(Dataset content):
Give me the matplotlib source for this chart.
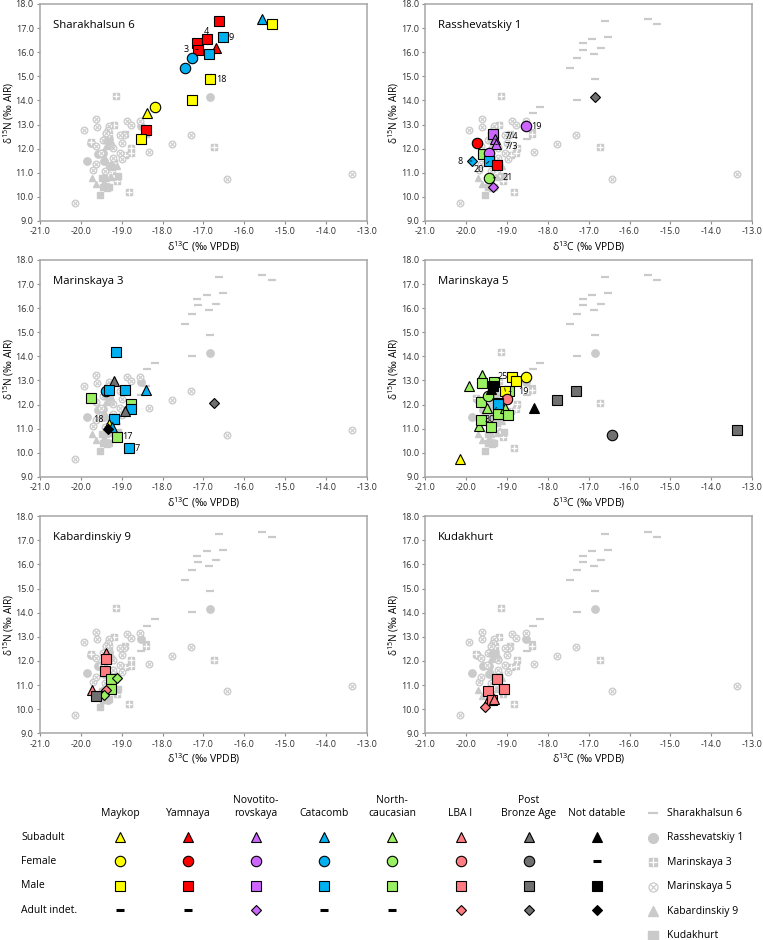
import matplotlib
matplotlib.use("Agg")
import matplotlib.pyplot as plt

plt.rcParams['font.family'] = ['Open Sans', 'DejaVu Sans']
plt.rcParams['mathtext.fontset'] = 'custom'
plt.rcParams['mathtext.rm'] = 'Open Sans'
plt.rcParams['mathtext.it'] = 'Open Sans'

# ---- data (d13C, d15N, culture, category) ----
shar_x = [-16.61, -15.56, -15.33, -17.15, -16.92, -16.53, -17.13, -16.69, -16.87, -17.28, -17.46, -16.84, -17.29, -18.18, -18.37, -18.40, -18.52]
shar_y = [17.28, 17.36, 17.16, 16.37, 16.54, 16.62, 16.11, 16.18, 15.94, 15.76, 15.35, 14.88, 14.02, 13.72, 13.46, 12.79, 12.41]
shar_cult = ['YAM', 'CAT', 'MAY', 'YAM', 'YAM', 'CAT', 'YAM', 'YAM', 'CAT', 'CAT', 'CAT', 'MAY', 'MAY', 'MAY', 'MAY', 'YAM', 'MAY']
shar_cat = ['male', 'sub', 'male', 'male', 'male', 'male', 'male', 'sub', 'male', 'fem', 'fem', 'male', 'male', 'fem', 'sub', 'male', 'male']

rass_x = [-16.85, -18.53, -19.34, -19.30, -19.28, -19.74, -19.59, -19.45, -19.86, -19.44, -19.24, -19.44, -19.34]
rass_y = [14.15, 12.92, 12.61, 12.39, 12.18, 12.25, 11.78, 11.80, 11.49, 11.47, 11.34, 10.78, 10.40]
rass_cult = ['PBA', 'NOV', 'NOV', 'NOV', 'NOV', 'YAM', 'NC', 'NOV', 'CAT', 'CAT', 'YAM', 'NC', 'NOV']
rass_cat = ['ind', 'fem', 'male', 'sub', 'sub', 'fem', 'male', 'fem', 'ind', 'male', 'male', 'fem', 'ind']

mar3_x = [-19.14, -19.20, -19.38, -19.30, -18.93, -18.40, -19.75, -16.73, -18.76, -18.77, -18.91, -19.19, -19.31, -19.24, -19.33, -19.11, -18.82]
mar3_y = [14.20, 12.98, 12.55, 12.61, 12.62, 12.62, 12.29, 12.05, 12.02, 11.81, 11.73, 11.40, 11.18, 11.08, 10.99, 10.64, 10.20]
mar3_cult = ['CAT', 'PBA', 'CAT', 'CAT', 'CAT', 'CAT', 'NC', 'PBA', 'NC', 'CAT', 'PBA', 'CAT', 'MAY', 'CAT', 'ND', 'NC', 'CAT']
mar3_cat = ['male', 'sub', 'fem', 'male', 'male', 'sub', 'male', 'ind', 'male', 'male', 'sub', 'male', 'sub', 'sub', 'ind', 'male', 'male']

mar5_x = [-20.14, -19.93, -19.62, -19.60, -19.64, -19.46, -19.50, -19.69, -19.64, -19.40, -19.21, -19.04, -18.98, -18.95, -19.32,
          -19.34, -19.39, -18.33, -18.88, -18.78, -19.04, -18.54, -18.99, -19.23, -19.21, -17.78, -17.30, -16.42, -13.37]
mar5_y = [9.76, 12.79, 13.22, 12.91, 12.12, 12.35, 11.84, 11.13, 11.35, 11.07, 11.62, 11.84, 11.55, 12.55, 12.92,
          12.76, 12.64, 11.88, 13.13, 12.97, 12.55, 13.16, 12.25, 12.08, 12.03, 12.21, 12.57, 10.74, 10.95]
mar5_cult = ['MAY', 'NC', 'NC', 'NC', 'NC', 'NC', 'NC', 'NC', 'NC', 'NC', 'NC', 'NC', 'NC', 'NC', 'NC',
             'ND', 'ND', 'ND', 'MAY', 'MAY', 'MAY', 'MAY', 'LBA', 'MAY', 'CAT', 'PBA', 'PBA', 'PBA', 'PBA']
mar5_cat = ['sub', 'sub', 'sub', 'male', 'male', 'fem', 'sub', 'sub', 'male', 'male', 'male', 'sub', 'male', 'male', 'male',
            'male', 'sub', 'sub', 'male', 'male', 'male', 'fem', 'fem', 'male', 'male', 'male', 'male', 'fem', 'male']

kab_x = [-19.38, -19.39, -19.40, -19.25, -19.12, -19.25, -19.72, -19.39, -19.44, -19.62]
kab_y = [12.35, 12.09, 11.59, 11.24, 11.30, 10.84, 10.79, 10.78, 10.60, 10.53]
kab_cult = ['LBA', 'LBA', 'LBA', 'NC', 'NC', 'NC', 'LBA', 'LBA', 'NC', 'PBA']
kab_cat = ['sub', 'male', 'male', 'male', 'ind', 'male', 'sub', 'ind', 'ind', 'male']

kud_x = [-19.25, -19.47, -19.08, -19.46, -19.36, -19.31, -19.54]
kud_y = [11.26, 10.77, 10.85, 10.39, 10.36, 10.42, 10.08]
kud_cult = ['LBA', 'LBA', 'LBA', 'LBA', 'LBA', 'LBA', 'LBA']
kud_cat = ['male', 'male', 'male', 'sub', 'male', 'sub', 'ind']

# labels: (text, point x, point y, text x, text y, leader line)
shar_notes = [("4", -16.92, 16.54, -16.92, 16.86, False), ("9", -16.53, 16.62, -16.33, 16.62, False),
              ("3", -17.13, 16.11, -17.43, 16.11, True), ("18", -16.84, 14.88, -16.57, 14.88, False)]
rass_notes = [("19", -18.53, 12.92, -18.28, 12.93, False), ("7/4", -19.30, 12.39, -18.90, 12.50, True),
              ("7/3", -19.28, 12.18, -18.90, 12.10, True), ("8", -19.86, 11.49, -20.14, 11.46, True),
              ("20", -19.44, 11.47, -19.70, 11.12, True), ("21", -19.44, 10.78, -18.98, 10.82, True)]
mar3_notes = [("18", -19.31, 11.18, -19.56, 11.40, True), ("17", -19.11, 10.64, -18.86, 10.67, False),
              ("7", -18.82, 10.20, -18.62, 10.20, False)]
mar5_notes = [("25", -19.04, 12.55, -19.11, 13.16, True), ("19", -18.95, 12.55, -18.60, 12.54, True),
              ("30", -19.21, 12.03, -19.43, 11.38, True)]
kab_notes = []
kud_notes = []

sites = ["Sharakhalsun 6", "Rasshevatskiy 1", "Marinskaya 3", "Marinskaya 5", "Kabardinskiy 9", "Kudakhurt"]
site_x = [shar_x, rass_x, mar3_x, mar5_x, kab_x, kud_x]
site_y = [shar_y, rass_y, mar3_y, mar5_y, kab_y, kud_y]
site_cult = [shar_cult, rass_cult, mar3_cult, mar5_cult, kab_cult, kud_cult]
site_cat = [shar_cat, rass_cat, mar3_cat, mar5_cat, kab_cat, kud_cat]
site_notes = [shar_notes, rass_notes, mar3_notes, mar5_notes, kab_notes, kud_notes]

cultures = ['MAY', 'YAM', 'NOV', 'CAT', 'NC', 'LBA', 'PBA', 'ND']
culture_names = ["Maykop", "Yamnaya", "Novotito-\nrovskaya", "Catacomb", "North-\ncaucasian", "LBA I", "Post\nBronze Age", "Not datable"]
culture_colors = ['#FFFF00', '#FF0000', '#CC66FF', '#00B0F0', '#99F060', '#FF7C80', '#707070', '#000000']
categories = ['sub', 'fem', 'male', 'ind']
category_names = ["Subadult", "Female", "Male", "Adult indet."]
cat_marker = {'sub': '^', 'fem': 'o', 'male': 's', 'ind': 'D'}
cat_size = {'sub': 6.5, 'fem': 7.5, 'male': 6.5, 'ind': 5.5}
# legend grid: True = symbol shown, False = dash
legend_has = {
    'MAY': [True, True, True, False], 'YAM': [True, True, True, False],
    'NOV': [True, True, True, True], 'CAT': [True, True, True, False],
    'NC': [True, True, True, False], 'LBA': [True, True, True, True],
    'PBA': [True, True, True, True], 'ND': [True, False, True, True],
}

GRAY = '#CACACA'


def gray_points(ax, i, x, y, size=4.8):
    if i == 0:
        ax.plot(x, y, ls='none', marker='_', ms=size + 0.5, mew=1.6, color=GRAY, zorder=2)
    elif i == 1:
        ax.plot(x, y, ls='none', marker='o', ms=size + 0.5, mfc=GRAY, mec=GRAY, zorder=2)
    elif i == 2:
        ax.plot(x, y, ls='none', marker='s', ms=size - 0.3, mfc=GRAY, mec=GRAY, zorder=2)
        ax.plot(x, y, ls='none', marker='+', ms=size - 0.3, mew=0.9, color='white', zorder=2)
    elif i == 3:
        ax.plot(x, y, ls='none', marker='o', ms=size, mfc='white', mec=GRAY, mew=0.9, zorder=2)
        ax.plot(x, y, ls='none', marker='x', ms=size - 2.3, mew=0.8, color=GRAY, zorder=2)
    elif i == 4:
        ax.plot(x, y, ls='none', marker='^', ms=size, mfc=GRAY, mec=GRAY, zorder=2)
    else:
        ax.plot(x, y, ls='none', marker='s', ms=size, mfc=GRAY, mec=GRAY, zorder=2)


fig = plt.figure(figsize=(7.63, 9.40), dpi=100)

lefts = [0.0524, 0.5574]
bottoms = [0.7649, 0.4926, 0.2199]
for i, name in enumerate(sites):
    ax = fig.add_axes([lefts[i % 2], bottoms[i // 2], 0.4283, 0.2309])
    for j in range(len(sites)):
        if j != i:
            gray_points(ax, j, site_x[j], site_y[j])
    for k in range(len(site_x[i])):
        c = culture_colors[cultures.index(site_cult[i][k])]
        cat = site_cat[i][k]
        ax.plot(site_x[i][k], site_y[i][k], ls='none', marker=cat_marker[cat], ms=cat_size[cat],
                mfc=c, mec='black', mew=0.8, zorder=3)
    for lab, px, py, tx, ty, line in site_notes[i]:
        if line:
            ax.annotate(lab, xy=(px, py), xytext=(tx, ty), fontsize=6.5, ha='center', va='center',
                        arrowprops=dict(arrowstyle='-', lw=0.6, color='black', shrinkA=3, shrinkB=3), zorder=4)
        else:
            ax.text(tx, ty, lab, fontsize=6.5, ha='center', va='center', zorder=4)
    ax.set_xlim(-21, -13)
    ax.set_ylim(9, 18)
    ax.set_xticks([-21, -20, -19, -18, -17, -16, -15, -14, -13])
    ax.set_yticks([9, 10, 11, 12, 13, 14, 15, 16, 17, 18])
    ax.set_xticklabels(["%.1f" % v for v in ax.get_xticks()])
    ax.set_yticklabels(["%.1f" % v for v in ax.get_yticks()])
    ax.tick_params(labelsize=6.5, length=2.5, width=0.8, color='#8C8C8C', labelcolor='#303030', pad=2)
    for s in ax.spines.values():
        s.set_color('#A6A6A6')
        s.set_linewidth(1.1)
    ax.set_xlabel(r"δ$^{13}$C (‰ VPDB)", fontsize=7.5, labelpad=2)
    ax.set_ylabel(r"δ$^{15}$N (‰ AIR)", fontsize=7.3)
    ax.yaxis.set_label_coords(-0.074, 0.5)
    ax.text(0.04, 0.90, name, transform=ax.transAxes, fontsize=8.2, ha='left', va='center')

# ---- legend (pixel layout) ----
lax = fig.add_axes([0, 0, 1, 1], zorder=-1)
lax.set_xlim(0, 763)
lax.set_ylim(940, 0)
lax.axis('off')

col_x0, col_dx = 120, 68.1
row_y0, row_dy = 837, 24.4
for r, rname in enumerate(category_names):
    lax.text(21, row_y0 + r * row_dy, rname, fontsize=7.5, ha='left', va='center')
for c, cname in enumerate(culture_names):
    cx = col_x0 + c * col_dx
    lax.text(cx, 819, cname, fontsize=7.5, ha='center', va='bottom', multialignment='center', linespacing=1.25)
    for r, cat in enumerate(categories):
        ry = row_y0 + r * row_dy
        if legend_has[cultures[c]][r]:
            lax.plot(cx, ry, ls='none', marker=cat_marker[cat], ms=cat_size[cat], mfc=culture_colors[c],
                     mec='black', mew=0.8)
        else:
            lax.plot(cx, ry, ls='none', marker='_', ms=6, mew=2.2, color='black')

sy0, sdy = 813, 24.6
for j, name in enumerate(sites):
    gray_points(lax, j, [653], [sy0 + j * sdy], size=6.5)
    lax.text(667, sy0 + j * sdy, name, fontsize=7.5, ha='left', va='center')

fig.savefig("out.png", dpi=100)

(Task statement):
Give again, word for word, every line from the top of the data through the line with "plt.rcParams['mathtext.it'] = 'Open Sans'", both ends included, and exclude the pictures.

(Result of this task):
Give me the matplotlib source for this chart.
import matplotlib
matplotlib.use("Agg")
import matplotlib.pyplot as plt

plt.rcParams['font.family'] = ['Open Sans', 'DejaVu Sans']
plt.rcParams['mathtext.fontset'] = 'custom'
plt.rcParams['mathtext.rm'] = 'Open Sans'
plt.rcParams['mathtext.it'] = 'Open Sans'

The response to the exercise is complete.